A stick that’s regularly used to beat me with is that my work uses numbers from football-data.co.uk. I don’t know the whole history of which data companies who supply the data, but I do know that the numbers are taken from sportinglife.com. I first chose to do so because it was the only set I was aware of, although over time I’ve been variously told that the data is screwy for a whole host of reasons, namely that the football-data.co.uk numbers appear to count blocked shots as shots on target.

However for all of the talk there’s only been, to my knowledge, a single study from outside of this site to look into whether this matters – this one by Ted Knutson, where TSR ratios were found to be “close to the same”, whilst shots on target for were counted at a 63-70% higher rate on football-data compared with Opta numbers.

Further to that I compared TSRs from the two data sources over a period of four seasons, and showed that they correlate so well they’re essentially the same (R^2 = 0.99). As such the discussion around whether total shots data is useable has, at least in my mind, been put to bed (if an R^2 of 0.99 isn’t good enough for you then I frankly don’t care).

The discussion about whether the same is true for shots on target continues, however. Michael Caley was kind enough to send me his shot totals for the last 4.5 Premiership seasons, so we can go ahead and do a comparison. The totals don’t include penalties as shots, but they’re a close enough proxy. Firstly I’ll say that as of this year football-data is using Opta’s shot on target numbers (with minor differences – I don’t think penalties are counted as shots by Opta). Thus, unsurprisingly, there’s a very strong correlation this season between STRs generated using numbers from football-data and numbers from Opta:

There’s not a lot of value in that graph, but I’m not sure that everyone was aware that the numbers being reported were essentially the same this year. We know now.

Anyway, as I use mainly historical data to project what likely to happen in the future it’s important to look at the correlation in prior years, so from now I’m going to focus on the shots on target data I have in both datasets from the last 4 completed Premiership seasons and, as with before, Opta’s shots on target have penalties removed. If we compare STRs generated using numbers from football-data and the raw, penalties-not-included, Opta numbers this is what we see:

So the R^2 is 0.93. Not as strong as for TSR, but still high.

N.b., from this point in the post I’m going to use the terminology ‘this year’ to refer to the season in which a metric/number of points were recorded, and ‘next year’ to refer to the succeeding season.

Firstly, how well does a teams STR this season correlate to how many points it has scored this season?

So STRs generated using Opta data are more strongly correlated to the number of points a teams scores. Intuitively this makes sense – if the f-d numbers are including blocked shots that have zero chance of resulting in a goal they aren’t going to tell us any more information about the number of points a team will score that season.

Next, lets compare the STR a team recorded this year against the STR it recorded next year, to see how repeatable the metric is.

The f-d numbers are the more repeatable – they’ll regress less towards the mean from one season to the next.
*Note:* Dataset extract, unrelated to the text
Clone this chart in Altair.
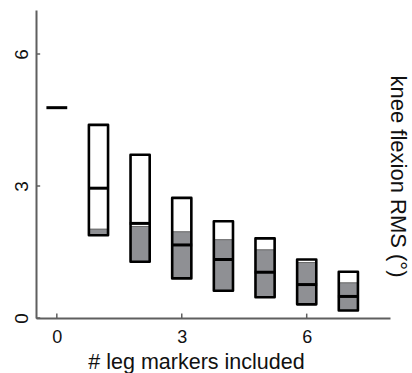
import altair as alt
import pandas as pd

# data
markers = [1, 2, 3, 4, 5, 6, 7]
box_top = [4.39, 3.71, 2.73, 2.20, 1.81, 1.33, 1.05]
gray_top = [2.02, 2.08, 1.96, 1.78, 1.55, 1.26, 0.80]
median = [2.95, 2.15, 1.66, 1.33, 1.04, 0.76, 0.49]
box_bottom = [1.88, 1.28, 0.90, 0.62, 0.47, 0.31, 0.17]
zero_marker = [0]
zero_median = [4.78]
x_ticks = [0, 3, 6]
y_ticks = [0, 3, 6]

HW = 0.23
boxes = pd.DataFrame({
    "x": markers, "top": box_top, "gtop": gray_top,
    "med": median, "bot": box_bottom,
})
boxes["x0"] = boxes["x"] - HW
boxes["x1"] = boxes["x"] + HW
meds = pd.DataFrame({
    "x": zero_marker + markers,
    "med": zero_median + median,
})
meds["x0"] = meds["x"] - HW - 0.02
meds["x1"] = meds["x"] + HW + 0.02

xs = alt.Scale(domain=[-0.5, 8], nice=False, zero=False)
ys = alt.Scale(domain=[0, 7], nice=False, zero=False)
AX = "#5f5f5f"
FONT = "Liberation Sans"

x_axis = alt.Axis(values=x_ticks, grid=False, ticks=False, domainColor=AX, domainWidth=2,
                  labelFont=FONT, labelFontSize=18, labelColor="#111", labelPadding=10,
                  title="# leg markers included", titleFont=FONT, titleFontSize=21.5,
                  titleFontWeight="normal", titleColor="#111", titleX=160, titleY=50,
                  titleAlign="center", titleBaseline="alphabetic")
y_axis = alt.Axis(values=y_ticks, grid=False, ticks=False, domainColor=AX, domainWidth=2,
                  labelFont=FONT, labelFontSize=19, labelColor="#111", labelAngle=270,
                  labelAlign="center", labelBaseline="alphabetic", labelPadding=9,
                  title="knee flexion RMS (°)", titleFont=FONT, titleFontSize=22,
                  titleFontWeight="normal", titleColor="#111", titleAngle=90,
                  titleX=361, titleY=166, titleAlign="center", titleBaseline="middle")

gray = alt.Chart(boxes).mark_rect(fill="#8f9094", stroke="#666666", strokeWidth=1).encode(
    x=alt.X("x0:Q", scale=xs, axis=x_axis), x2="x1:Q",
    y=alt.Y("bot:Q", scale=ys, axis=y_axis), y2="gtop:Q",
)
outline = alt.Chart(boxes).mark_rect(fill=None, fillOpacity=0, stroke="#000", strokeWidth=2.6,
                                     strokeJoin="round").encode(
    x=alt.X("x0:Q", scale=xs), x2="x1:Q",
    y=alt.Y("bot:Q", scale=ys), y2="top:Q",
)
medrule = alt.Chart(meds).mark_rule(color="#000", strokeWidth=3).encode(
    x=alt.X("x0:Q", scale=xs), x2="x1:Q",
    y=alt.Y("med:Q", scale=ys),
)
xt = pd.DataFrame({"v": x_ticks, "a": [0.0] * 3, "b": [0.1] * 3})
yt = pd.DataFrame({"v": y_ticks, "a": [-0.5] * 3, "b": [-0.4] * 3})
xtick = alt.Chart(xt).mark_rule(color=AX, strokeWidth=1.5).encode(
    x=alt.X("v:Q", scale=xs), y=alt.Y("a:Q", scale=ys), y2="b:Q")
ytick = alt.Chart(yt).mark_rule(color=AX, strokeWidth=1.5).encode(
    y=alt.Y("v:Q", scale=ys), x=alt.X("a:Q", scale=xs), x2="b:Q")

chart = alt.layer(gray, outline, medrule, xtick, ytick).properties(
    width=354, height=308,
    padding={"left": 36, "top": 10, "right": 22, "bottom": 55},
    autosize=alt.AutoSizeParams(type="none"),
    background="white",
).configure_view(stroke=None)

chart.save("out.html", embed_options={"renderer": "svg", "actions": False})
How about how well STR this year correlates to the number of points a team will score next year?

Again the f-d numbers come out on top but it’s close enough that it’s probably prudent to declare a draw.

Finally, given that we know how much each metric regresses towards the mean from season to season lets see how well these values would predict the number of points scored by a given team the following season.

The lower the standard deviation the more accurate the prediction. However that’s kind of academic as, whilst the football-data numbers have the edge it’s basically a wash.

In short, the STR values are similar between the two data sources, the STRs generated from the Opta numbers in a given season are more strongly correlated to the number of points scored in that season. The STRs generated from the football-data numbers regresses less towards the mean from this season to next, whilst both predict the number of points a team will score next season equally well.

I’ll leave it at that, the evidence is there for you to each make up your own minds. I think they’re close enough to be useful, and don’t see a reason there to move from my original (and oft repeated) stance – if someone repeats one of my studies (and I think that’s easy to do – I outline my methods more thoroughly than nigh on anyone) using another data source and reaches conclusions that are different to the ones I reach then I’ll re-evaluate using the data. As of today I’m not aware of anyone who has put in the effort to do so. Until then I’m going to point people in the direction of this post and the one focussing on TSR.